Higgs: I think conditions are different this time, partly because the configuration of power in the world as a whole is different. The wars that we may get in now are wars like attacks on Iran. That’s a very different thing from the United States and its allies going to war against Germany, Japan and their allies in World War II.
Higgs: But those were powerful nation states that could really put up a fight. The U.S. makes war now against people that it would appear it’s bound to defeat, and yet it can’t. That’s a kind of paradox of the U.S. empire, that it loses all of these wars of empire, because what it tries to do is impose its will on societies that don’t want to be subjects of the United States, and so they keep sabotaging U.S. control of their societies in one way or another until finally the political will wears down among the American political establishment and they give it up or make some kind of arrangement like the one in Korea. But it always ends. The shooting stops and life goes on. But these post World War II wars have all been – even though Korea and Vietnam were not negligible in any sense, but relative to World War II much smaller affairs and aimed at much different objectives, I think. This was not the same situation Roosevelt was confronting in 1939 at all, and I don’t think it will play out the same either. If, for example, the U.S. does go ahead with or without Israel to attack Iran, what I would expect is a massive outpouring all over the world of opposition to that, just as there was sooner or later great opposition to the U.S. attack on Iraq, and that will provide some constraint on what the U.S. does and some encouragement for it to back away. Again, I think that these little kind of palace wars that are dreamed up by neocon schemers for the most part, who have inside connections, are quite different from the world wars in so many ways that it’s hard to draw a parallel.
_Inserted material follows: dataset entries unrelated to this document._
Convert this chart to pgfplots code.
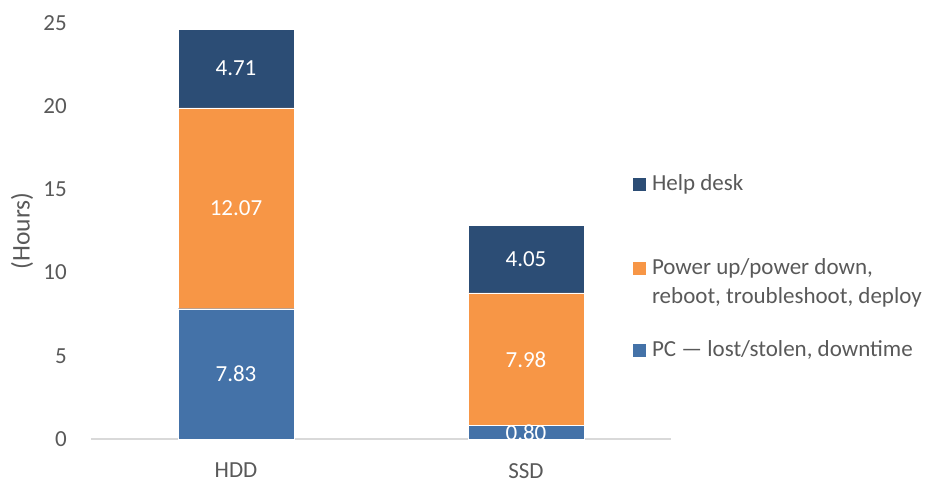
\documentclass[border=0pt]{standalone}
\usepackage{fontspec}
\setmainfont{Carlito}
\usepackage{pgfplots}
\pgfplotsset{compat=1.18}

\definecolor{helpdesk}{HTML}{2C4D75}
\definecolor{powerup}{HTML}{F79646}
\definecolor{pclost}{HTML}{4472A8}
\definecolor{txtgray}{HTML}{595959}
\definecolor{axgray}{HTML}{D9D9D9}

\newcommand{\bigfont}{\fontsize{23}{29}\selectfont}

% square legend key sitting on the text baseline
\pgfplotsset{
  sqlegend/.style={legend image code/.code={
    \fill[##1, draw=none] (0pt,0pt) rectangle (13pt,13pt);}},
  samebox/.style={at={(0pt,0pt)}, anchor=south west,
    scale only axis, width=580pt, height=416pt,
    xmin=-0.5, xmax=1.5, ymin=0, ymax=25, clip=false},
}

\begin{document}
\begin{tikzpicture}
\path[use as bounding box] (-91pt,-41pt) rectangle (848pt,439pt);
\begin{axis}[
    samebox,
    ybar stacked, bar width=116pt,
    xtick={0,1}, xticklabels={HDD,SSD},
    ytick={0,5,10,15,20,25},
    axis x line*=bottom, axis y line*=left,
    x axis line style={axgray, line width=1.5pt, -},
    y axis line style={draw=none},
    major tick length=0pt,
    tick label style={font=\bigfont, text=txtgray},
    /pgf/number format/assume math mode=true,
    xticklabel style={anchor=north, inner sep=0pt, yshift=-24pt},
    yticklabel style={anchor=east, inner sep=0pt, xshift=-24pt},
    ylabel={(Hours)},
    every axis y label/.style={at={(axis description cs:-0.119,0.5)}, rotate=90, anchor=center,
      font=\fontsize{25.5}{30}\selectfont, text=txtgray},
    legend style={at={(axis description cs:0.9345,0.6354)}, anchor=north west,
      draw=none, fill=none, inner sep=0pt, outer sep=0pt,
      row sep=24pt, column sep=6pt,
      cells={anchor=base west},
      nodes={inner sep=0pt, text depth=, text=txtgray, font=\bigfont}},
    reverse legend,
]
\addplot[fill=pclost, draw=white, line width=0.4pt, sqlegend] coordinates {(0,7.83) (1,0.80)};
\addlegendentry{\strut PC --- lost/stolen, downtime}
\addplot[fill=powerup, draw=white, line width=0.4pt, sqlegend] coordinates {(0,12.07) (1,7.98)};
\addlegendentry{\begin{tabular}[t]{@{}l@{}}Power up/power down,\\reboot, troubleshoot, deploy\end{tabular}}
\addplot[fill=helpdesk, draw=white, line width=0.4pt, sqlegend] coordinates {(0,4.71) (1,4.05)};
\addlegendentry{\rule[-39.7pt]{0pt}{20.3pt}Help desk}
\end{axis}

% value labels, each at the middle of its segment
\begin{axis}[samebox, hide axis]
\addplot[draw=none, mark=none, nodes near coords, point meta=explicit symbolic,
  nodes near coords style={font=\bigfont, text=white, anchor=center, inner sep=0pt}]
  coordinates {
    (0,3.915) [7.83] (0,13.865) [12.07] (0,22.255) [4.71]
    (1,0.40) [0.80] (1,4.79) [7.98] (1,10.805) [4.05]
  };
\end{axis}
\end{tikzpicture}
\end{document}
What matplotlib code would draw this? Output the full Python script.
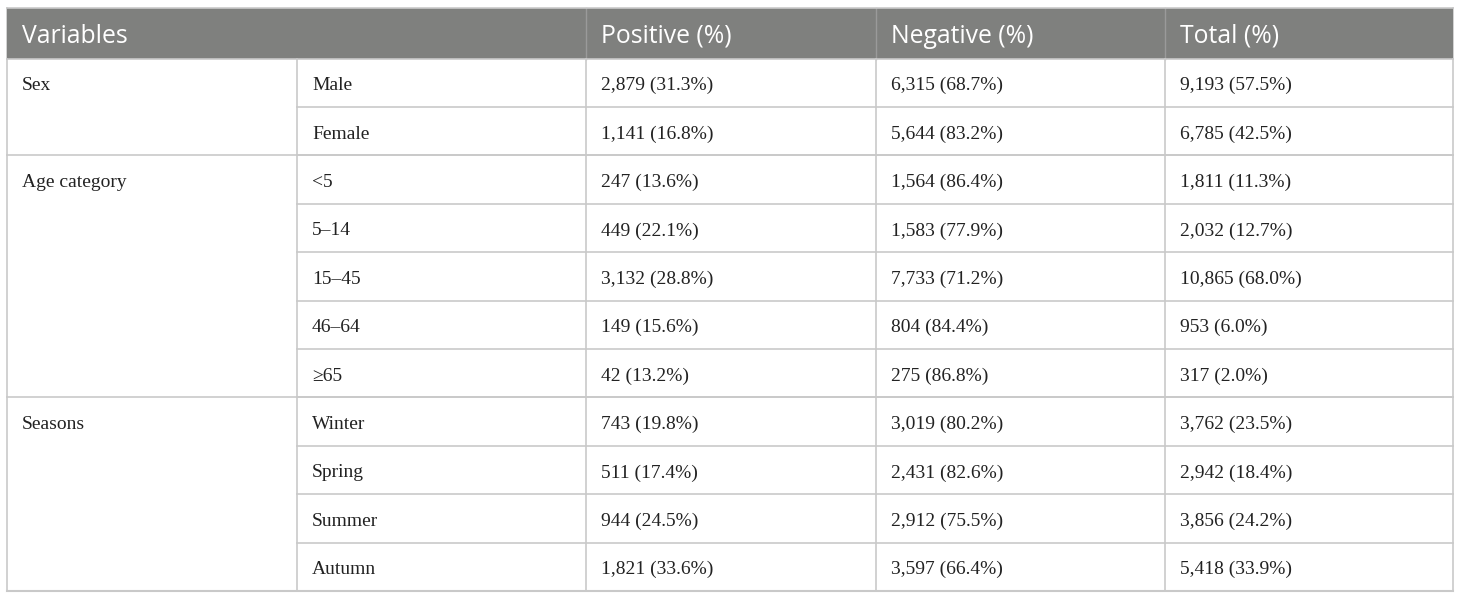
import matplotlib
matplotlib.use("Agg")
import matplotlib.pyplot as plt
from matplotlib.patches import Rectangle

# ---- data ----
headers = ["Variables", "Positive (%)", "Negative (%)", "Total (%)"]
groups = ["Sex", "Age category", "Seasons"]
group_sizes = [2, 5, 4]
subcats = ["Male", "Female", "<5", "5–14", "15–45", "46–64", "≥65",
           "Winter", "Spring", "Summer", "Autumn"]
pos_n = [2879, 1141, 247, 449, 3132, 149, 42, 743, 511, 944, 1821]
pos_pct = [31.3, 16.8, 13.6, 22.1, 28.8, 15.6, 13.2, 19.8, 17.4, 24.5, 33.6]
neg_n = [6315, 5644, 1564, 1583, 7733, 804, 275, 3019, 2431, 2912, 3597]
neg_pct = [68.7, 83.2, 86.4, 77.9, 71.2, 84.4, 86.8, 80.2, 82.6, 75.5, 66.4]
tot_n = [9193, 6785, 1811, 2032, 10865, 953, 317, 3762, 2942, 3856, 5418]
tot_pct = [57.5, 42.5, 11.3, 12.7, 68.0, 6.0, 2.0, 23.5, 18.4, 24.2, 33.9]

def fmt(n, p):
    return f"{n:,} ({p:.1f}%)"

# ---- layout (pixel coordinates) ----
W, H = 1460, 599
col_x = [7, 297, 586, 876, 1165, 1453]
top = 8
hdr_bot = 58.5
bottom = 591
nrows = len(subcats)
rh = (bottom - hdr_bot) / nrows
pad = 15

fig = plt.figure(figsize=(W / 100, H / 100), dpi=100)
ax = fig.add_axes([0, 0, 1, 1])
ax.set_xlim(0, W)
ax.set_ylim(H, 0)
ax.axis("off")

hdr_bg = "#7f807e"
line_c = "#c9c9c9"
txt_c = "#222222"
hdr_font = "Open Sans"
body_font = "Liberation Serif"

# header background
ax.add_patch(Rectangle((col_x[0], top), col_x[-1] - col_x[0], hdr_bot - top,
                       facecolor=hdr_bg, edgecolor="none", zorder=1))
# header separators
for x in col_x[2:-1]:
    ax.plot([x, x], [top, hdr_bot], color="#9a9a9a", lw=1.0, zorder=2)

hdr_xs = [col_x[0], col_x[2], col_x[3], col_x[4]]
for hx, h in zip(hdr_xs, headers):
    ax.text(hx + pad, (top + hdr_bot) / 2 + 3, h, color="white", fontsize=17.8,
            family=hdr_font, ha="left", va="center", zorder=3)

# body
row_y = [hdr_bot + i * rh for i in range(nrows + 1)]
for i in range(1, nrows):
    ax.plot([col_x[1], col_x[-1]], [row_y[i]] * 2, color=line_c, lw=1.2, zorder=2)
start = 0
for g, s in zip(groups, group_sizes):
    y0 = row_y[start]
    ax.plot([col_x[0], col_x[-1]], [y0, y0], color=line_c, lw=1.2, zorder=2)
    ax.text(col_x[0] + pad, y0 + rh / 2 + 3, g, fontsize=14, family=body_font,
            color=txt_c, ha="left", va="center", zorder=3)
    start += s
ax.plot([col_x[0], col_x[-1]], [bottom, bottom], color=line_c, lw=1.5, zorder=2)
for x in col_x:
    ax.plot([x, x], [hdr_bot, bottom], color=line_c, lw=1.2, zorder=2)
ax.plot([col_x[0], col_x[-1]], [top, top], color=line_c, lw=1.2, zorder=2)
ax.plot([col_x[0], col_x[0]], [top, hdr_bot], color=line_c, lw=1.2, zorder=0)
ax.plot([col_x[-1], col_x[-1]], [top, hdr_bot], color=line_c, lw=1.2, zorder=0)

for i in range(nrows):
    yc = row_y[i] + rh / 2 + 3
    cells = [subcats[i], fmt(pos_n[i], pos_pct[i]),
             fmt(neg_n[i], neg_pct[i]), fmt(tot_n[i], tot_pct[i])]
    for j, c in enumerate(cells):
        ax.text(col_x[j + 1] + pad, yc, c, fontsize=14, family=body_font,
                color=txt_c, ha="left", va="center", zorder=3)

fig.savefig("out.png", dpi=100, facecolor="white")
Horton: So you think that if it really did come to, I don’t know, record unemployment and a horrible 1930-style situation, that at that point that’s where they’ll have to realize and give the empire up rather than going crazy like FDR and expanding it.
Higgs: Not give it, but cut back on it I think.
Horton: Yeah. At least. Well, hopefully starting with Pakistan, Afghanistan, Iraq and Somalia, for their sakes. Thanks so much for your time, Bob, and your wisdom. Appreciate it.
Higgs: You’re welcome, Scott.
Horton: Everybody, that’s the great Bob Higgs, author of Crisis and Leviathan and Depression, War, and Cold War, Independent.org.